EXERCISE INPUTS:

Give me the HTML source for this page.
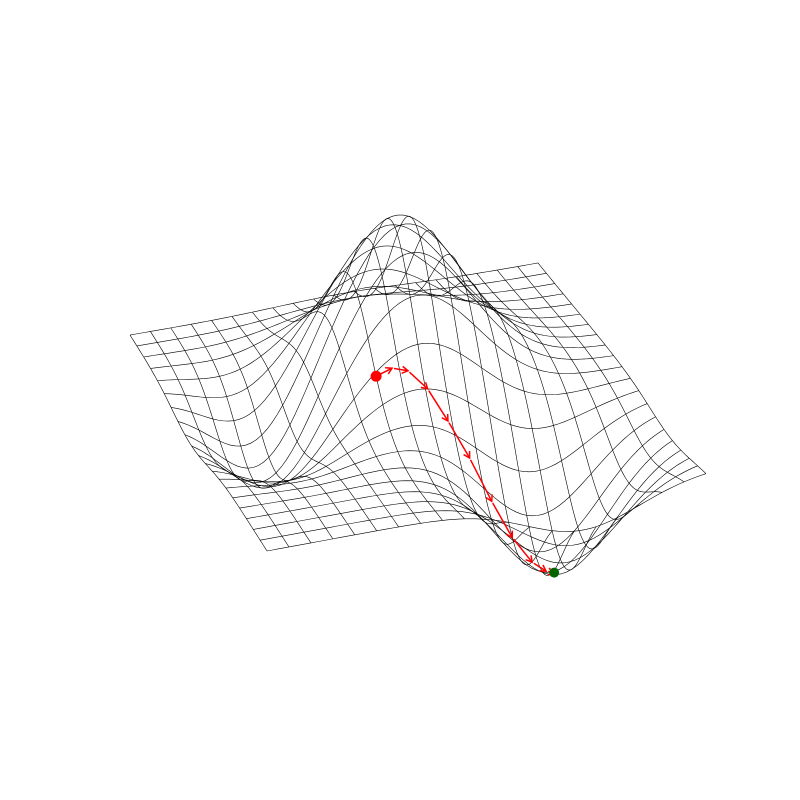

---

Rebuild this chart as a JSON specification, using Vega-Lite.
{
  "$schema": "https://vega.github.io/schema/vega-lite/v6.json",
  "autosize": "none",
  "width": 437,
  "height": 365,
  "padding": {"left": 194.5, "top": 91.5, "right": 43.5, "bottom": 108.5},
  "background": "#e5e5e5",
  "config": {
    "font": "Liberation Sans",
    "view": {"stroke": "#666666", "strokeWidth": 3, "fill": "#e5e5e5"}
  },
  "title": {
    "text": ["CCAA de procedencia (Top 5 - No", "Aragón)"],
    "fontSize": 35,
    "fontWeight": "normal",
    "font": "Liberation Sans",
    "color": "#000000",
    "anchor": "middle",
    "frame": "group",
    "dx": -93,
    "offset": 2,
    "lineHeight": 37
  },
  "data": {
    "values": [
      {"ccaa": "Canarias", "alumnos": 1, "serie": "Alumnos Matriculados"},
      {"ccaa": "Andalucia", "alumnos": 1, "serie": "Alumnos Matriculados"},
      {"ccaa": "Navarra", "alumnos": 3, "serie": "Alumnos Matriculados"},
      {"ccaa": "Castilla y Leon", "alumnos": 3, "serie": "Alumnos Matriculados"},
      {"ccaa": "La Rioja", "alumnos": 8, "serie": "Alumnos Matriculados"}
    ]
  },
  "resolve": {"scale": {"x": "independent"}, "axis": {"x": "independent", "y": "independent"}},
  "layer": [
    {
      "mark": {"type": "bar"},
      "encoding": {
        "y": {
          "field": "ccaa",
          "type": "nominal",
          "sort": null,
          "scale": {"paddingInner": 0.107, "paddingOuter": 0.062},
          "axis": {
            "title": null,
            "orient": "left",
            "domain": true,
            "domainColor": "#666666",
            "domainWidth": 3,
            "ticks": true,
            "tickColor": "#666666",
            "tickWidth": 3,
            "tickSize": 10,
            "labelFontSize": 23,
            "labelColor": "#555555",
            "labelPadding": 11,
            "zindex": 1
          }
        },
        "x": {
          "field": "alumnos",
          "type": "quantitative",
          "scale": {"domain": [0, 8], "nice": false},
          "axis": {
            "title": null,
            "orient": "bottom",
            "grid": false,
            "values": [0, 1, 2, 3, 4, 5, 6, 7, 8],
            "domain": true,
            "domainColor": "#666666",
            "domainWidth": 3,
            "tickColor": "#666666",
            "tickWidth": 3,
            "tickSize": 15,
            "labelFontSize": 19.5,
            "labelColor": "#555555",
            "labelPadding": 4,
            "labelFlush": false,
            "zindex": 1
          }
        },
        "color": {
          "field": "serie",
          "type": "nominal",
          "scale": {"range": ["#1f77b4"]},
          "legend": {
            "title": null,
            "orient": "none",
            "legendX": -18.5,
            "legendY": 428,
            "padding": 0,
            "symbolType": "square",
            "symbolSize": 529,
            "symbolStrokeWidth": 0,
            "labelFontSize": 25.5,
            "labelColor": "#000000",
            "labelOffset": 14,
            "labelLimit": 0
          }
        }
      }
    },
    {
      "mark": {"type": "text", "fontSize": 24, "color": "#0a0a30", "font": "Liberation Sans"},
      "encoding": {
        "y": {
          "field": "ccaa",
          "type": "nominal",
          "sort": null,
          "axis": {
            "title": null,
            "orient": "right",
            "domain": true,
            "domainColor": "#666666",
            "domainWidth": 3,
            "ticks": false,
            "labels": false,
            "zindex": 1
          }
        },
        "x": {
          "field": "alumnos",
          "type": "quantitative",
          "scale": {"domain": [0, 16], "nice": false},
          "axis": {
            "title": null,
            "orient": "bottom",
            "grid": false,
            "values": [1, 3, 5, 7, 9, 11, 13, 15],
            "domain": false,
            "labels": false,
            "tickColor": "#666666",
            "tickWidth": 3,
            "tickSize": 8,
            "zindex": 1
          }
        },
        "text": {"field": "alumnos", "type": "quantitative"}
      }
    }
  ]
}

WHAT YOU WILL DO: Show every line from the entries above in which the word "this" appears.

THE REPLY:
Give me the HTML source for this page.
Rebuild this chart as a JSON specification, using Vega-Lite.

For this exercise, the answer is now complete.